### EXERCISE BRIEF
Starting from the top of the material, restate each line exactly until the line that contains "21, 22, 23];", which is also copied. Pictures are excluded.

### GIVEN MATERIAL
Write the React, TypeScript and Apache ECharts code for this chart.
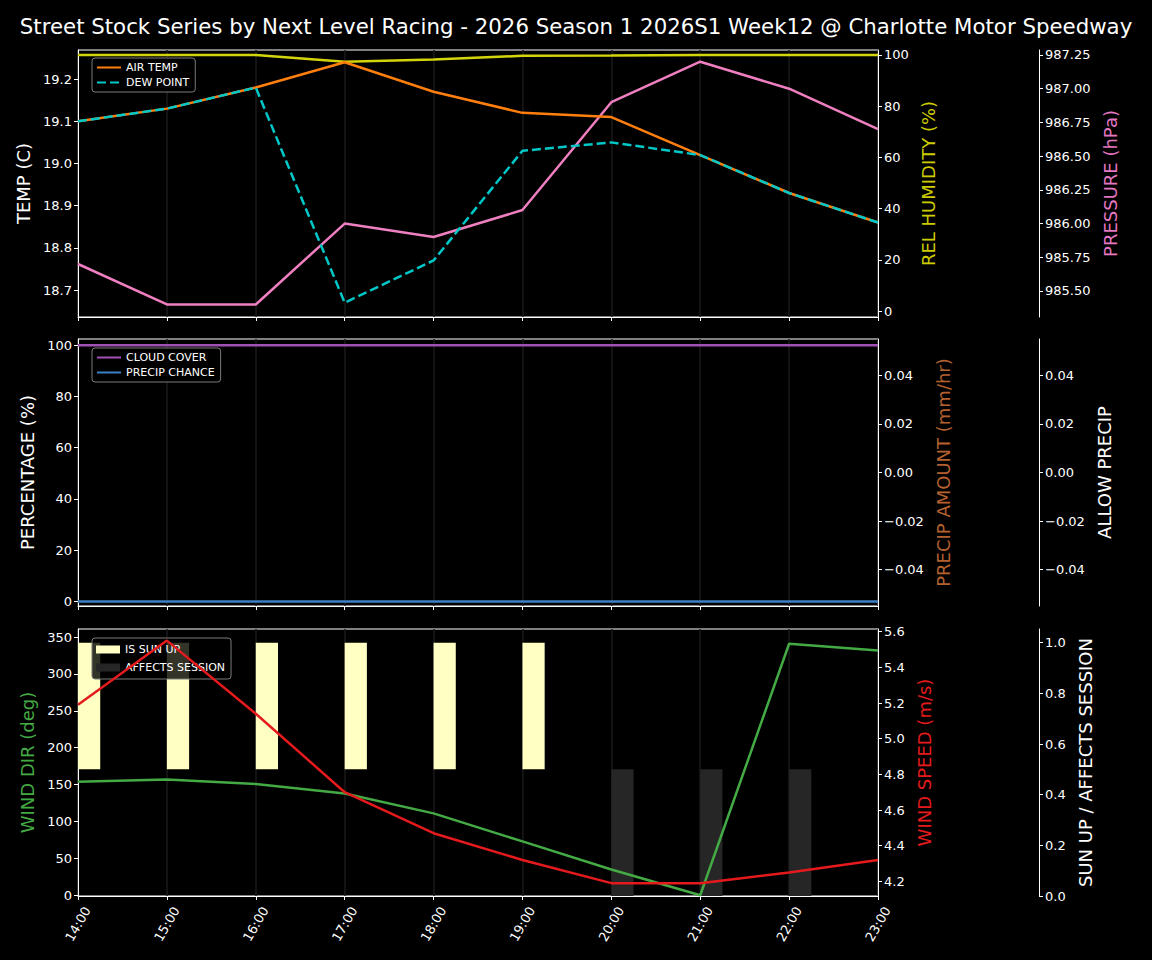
import * as echarts from 'echarts';
import React, { useEffect, useRef } from 'react';

const TITLE =
  'Street Stock Series by Next Level Racing - 2026 Season 1 2026S1 Week12 @ Charlotte Motor Speedway';

const hours = [14, 15, 16, 17, 18, 19, 20, 21, 22, 23];

// top panel
const airTemp = [19.1, 19.13, 19.18, 19.24, 19.17, 19.12, 19.11, 19.02, 18.93, 18.86];
const dewPoint = [19.1, 19.13, 19.18, 18.67, 18.77, 19.03, 19.05, 19.02, 18.93, 18.86];
const relHumidity = [100, 100, 100, 97.4, 98.2, 99.7, 99.8, 100, 100, 100];
const pressure = [985.7, 985.4, 985.4, 986.0, 985.9, 986.1, 986.9, 987.2, 987.0, 986.7];

// middle panel
const cloudCover = [100, 100, 100, 100, 100, 100, 100, 100, 100, 100];
const precipChance = [0, 0, 0, 0, 0, 0, 0, 0, 0, 0];
const precipAmount = [0, 0, 0, 0, 0, 0, 0, 0, 0, 0];

// bottom panel
const windDir = [154, 157, 151, 138, 111, 73, 35, 0, 341, 332];
const windSpeed = [5.19, 5.55, 5.14, 4.7, 4.47, 4.32, 4.19, 4.19, 4.25, 4.32];
const isSunUp = [1, 1, 1, 1, 1, 1, 0, 0, 0, 0];
const affectsSession = [0, 0, 0, 0, 0, 0, 1, 1, 1, 0];

// tick labels
const tempTicks = [18.7, 18.8, 18.9, 19.0, 19.1, 19.2];
const humidityTicks = [0, 20, 40, 60, 80, 100];
const pressureTicks = [985.5, 985.75, 986.0, 986.25, 986.5, 986.75, 987.0, 987.25];
const percentTicks = [0, 20, 40, 60, 80, 100];
const precipTicks = [-0.04, -0.02, 0, 0.02, 0.04];
const windDirTicks = [0, 50, 100, 150, 200, 250, 300, 350];
const windSpeedTicks = [4.2, 4.4, 4.6, 4.8, 5.0, 5.2, 5.4, 5.6];
const sunTicks = [0, 0.2, 0.4, 0.6, 0.8, 1.0];

const FONT = 'DejaVu Sans';
const BAR_HOURS = 0.25;
const LW = 2.5;

const pairs = (vals: number[]) => hours.map((h, i) => [h, vals[i]]);

const fmt = (v: number, d: number) => v.toFixed(d).replace('-', '\u2212');

const yAx = (
  gridIndex: number,
  position: 'left' | 'right',
  offset: number,
  name: string,
  nameColor: string,
  nameGap: number,
  min: number,
  max: number,
  ticks: number[],
  decimals: number,
) => ({
  type: 'value',
  gridIndex,
  position,
  offset,
  min,
  max,
  name,
  nameLocation: 'middle',
  nameGap,
  nameRotate: 90,
  nameTextStyle: { color: nameColor, fontSize: 18, fontFamily: FONT },
  axisLine: { show: true, onZero: false, lineStyle: { color: '#fff', width: 1 } },
  axisTick: { show: true, length: 4, customValues: ticks, lineStyle: { color: '#fff' } },
  axisLabel: {
    color: '#fff',
    fontSize: 13,
    fontFamily: FONT,
    margin: 6,
    customValues: ticks,
    formatter: (v: number) => fmt(v, decimals),
  },
  splitLine: { show: false },
});

const xAx = (gridIndex: number) => ({
  type: 'value',
  gridIndex,
  min: 14,
  max: 23,
  interval: 1,
  axisLine: { show: true, onZero: false, lineStyle: { color: '#fff' } },
  axisTick: { show: true, length: 4, lineStyle: { color: '#fff' } },
  axisLabel: {
    show: gridIndex === 2,
    rotate: 60,
    align: 'center',
    verticalAlign: 'middle',
    color: '#fff',
    fontSize: 13,
    fontFamily: FONT,
    margin: 28,
    formatter: (v: number) => `${v}:00`,
  },
  splitLine: { show: true, lineStyle: { color: '#1a1a1a', width: 1.5 } },
});

const line = (
  name: string,
  data: number[],
  color: string,
  xAxisIndex: number,
  yAxisIndex: number,
  extra: Record<string, unknown> = {},
) => ({
  name,
  type: 'line',
  xAxisIndex,
  yAxisIndex,
  data: pairs(data),
  symbol: 'none',
  lineStyle: { color, width: LW },
  itemStyle: { color },
  ...extra,
});

// draws a bar spanning [base, base + scale * value] from hour to hour + BAR_HOURS
const spanBar =
  (base: number, scale: number, color: string) =>
  (_params: unknown, api: any) => {
    const v = api.value(1);
    if (!v) return null;
    const x = api.value(0);
    const a = api.coord([x, base + scale * v]);
    const b = api.coord([x + BAR_HOURS, base]);
    return {
      type: 'rect',
      shape: { x: a[0], y: a[1], width: b[0] - a[0], height: b[1] - a[1] },
      style: { fill: color },
    };
  };

const legendBase = {
  orient: 'vertical',
  left: 92,
  itemWidth: 24,
  itemHeight: 12,
  itemGap: 4,
  padding: [4, 6, 4, 4],
  backgroundColor: 'rgba(0,0,0,0.8)',
  borderColor: '#7a7a7a',
  borderWidth: 1,
  borderRadius: 3,
  selectedMode: false,
  z: 4,
  textStyle: { color: '#fff', fontSize: 11, fontFamily: FONT },
};

// line legends: hide the marker so only the line sample shows
const lineLegend = { ...legendBase, itemStyle: { opacity: 0 } };

const App: React.FC = () => {
  const chartRef = useRef<HTMLDivElement>(null);

  useEffect(() => {
    document.body.style.margin = '0';
    document.body.style.background = '#000';
    let chart: echarts.ECharts | undefined;
    if (chartRef.current) {
      chart = echarts.init(chartRef.current, undefined, { renderer: 'svg' });

      const option: any = {
        animation: false,
        backgroundColor: '#000',
        textStyle: { fontFamily: FONT },
        title: {
          text: TITLE,
          left: 'center',
          top: 11,
          textStyle: { color: '#fff', fontSize: 21.3, fontWeight: 'normal', fontFamily: FONT },
        },
        legend: [
          { ...lineLegend, top: 58, data: ['AIR TEMP', 'DEW POINT'] },
          { ...lineLegend, top: 348, data: ['CLOUD COVER', 'PRECIP CHANCE'] },
          {
            ...legendBase,
            top: 638,
            itemHeight: 8,
            itemGap: 7,
            padding: [6, 6, 6, 4],
            data: [
              { name: 'IS SUN UP', icon: 'rect' },
              { name: 'AFFECTS SESSION', icon: 'rect' },
            ],
          },
        ],
        grid: [
          { left: 78, top: 50, width: 800, height: 267 },
          { left: 78, top: 339, width: 800, height: 267 },
          { left: 78, top: 629, width: 800, height: 267 },
        ].map((g) => ({ ...g, show: true, borderColor: '#fff', borderWidth: 1, backgroundColor: '#000' })),
        xAxis: [xAx(0), xAx(1), xAx(2)],
        yAxis: [
          yAx(0, 'left', 0, 'TEMP (C)', '#fff', 44, 18.636, 19.269, tempTicks, 1),
          yAx(0, 'right', 0, 'REL HUMIDITY (%)', '#cccc00', 40, -2.34, 101.95, humidityTicks, 0),
          yAx(0, 'right', 161, 'PRESSURE (hPa)', '#e377c2', 60, 985.307, 987.287, pressureTicks, 2),
          yAx(1, 'left', 0, 'PERCENTAGE (%)', '#fff', 42, -1.8, 102.4, percentTicks, 0),
          yAx(1, 'right', 0, 'PRECIP AMOUNT (mm/hr)', '#b5612f', 56, -0.055, 0.055, precipTicks, 2),
          yAx(1, 'right', 161, 'ALLOW PRECIP', '#fff', 54, -0.055, 0.055, precipTicks, 2),
          yAx(2, 'left', 0, 'WIND DIR (deg)', '#44aa44', 41, -1, 361, windDirTicks, 0),
          yAx(2, 'right', 0, 'WIND SPEED (m/s)', '#e41a1c', 35, 4.118, 5.615, windSpeedTicks, 1),
          yAx(2, 'right', 161, 'SUN UP / AFFECTS SESSION', '#fff', 35, 0, 1.054, sunTicks, 1),
        ],
        series: [
          line('REL HUMIDITY', relHumidity, '#d4d40c', 0, 1),
          line('PRESSURE', pressure, '#ef7fc0', 0, 2),
          line('AIR TEMP', airTemp, '#ff7f0e', 0, 0),
          line('DEW POINT', dewPoint, '#00c8c8', 0, 0, {
            lineStyle: { color: '#00c8c8', width: LW, type: [9, 4] },
          }),
          line('CLOUD COVER', cloudCover, '#a052b4', 1, 3),
          line('PRECIP CHANCE', precipChance, '#3b80c4', 1, 3),
          {
            name: 'PRECIP AMOUNT',
            type: 'bar',
            xAxisIndex: 1,
            yAxisIndex: 4,
            data: pairs(precipAmount),
            barWidth: 0,
            itemStyle: { color: '#b5612f' },
          },
          {
            name: 'IS SUN UP',
            type: 'custom',
            xAxisIndex: 2,
            yAxisIndex: 8,
            data: pairs(isSunUp),
            itemStyle: { color: '#ffffc4' },
            renderItem: spanBar(0.5, 0.5, '#ffffc4'),
            z: 1,
          },
          {
            name: 'AFFECTS SESSION',
            type: 'custom',
            xAxisIndex: 2,
            yAxisIndex: 8,
            data: pairs(affectsSession),
            itemStyle: { color: '#262626' },
            renderItem: spanBar(0, 0.5, '#262626'),
            z: 1,
          },
          line('WIND DIR', windDir, '#44aa44', 2, 6),
          line('WIND SPEED', windSpeed, '#e41a1c', 2, 7, { z: 10 }),
        ],
      };

      chart.setOption(option);
    }

    return () => {
      chart?.dispose();
    };
  }, []);

  return <div ref={chartRef} style={{ width: '1152px', height: '960px', background: '#000' }} />;
};

export default App;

### EXERCISE ANSWER
Write the React, TypeScript and Apache ECharts code for this chart.
import * as echarts from 'echarts';
import React, { useEffect, useRef } from 'react';

const TITLE =
  'Street Stock Series by Next Level Racing - 2026 Season 1 2026S1 Week12 @ Charlotte Motor Speedway';

const hours = [14, 15, 16, 17, 18, 19, 20, 21, 22, 23];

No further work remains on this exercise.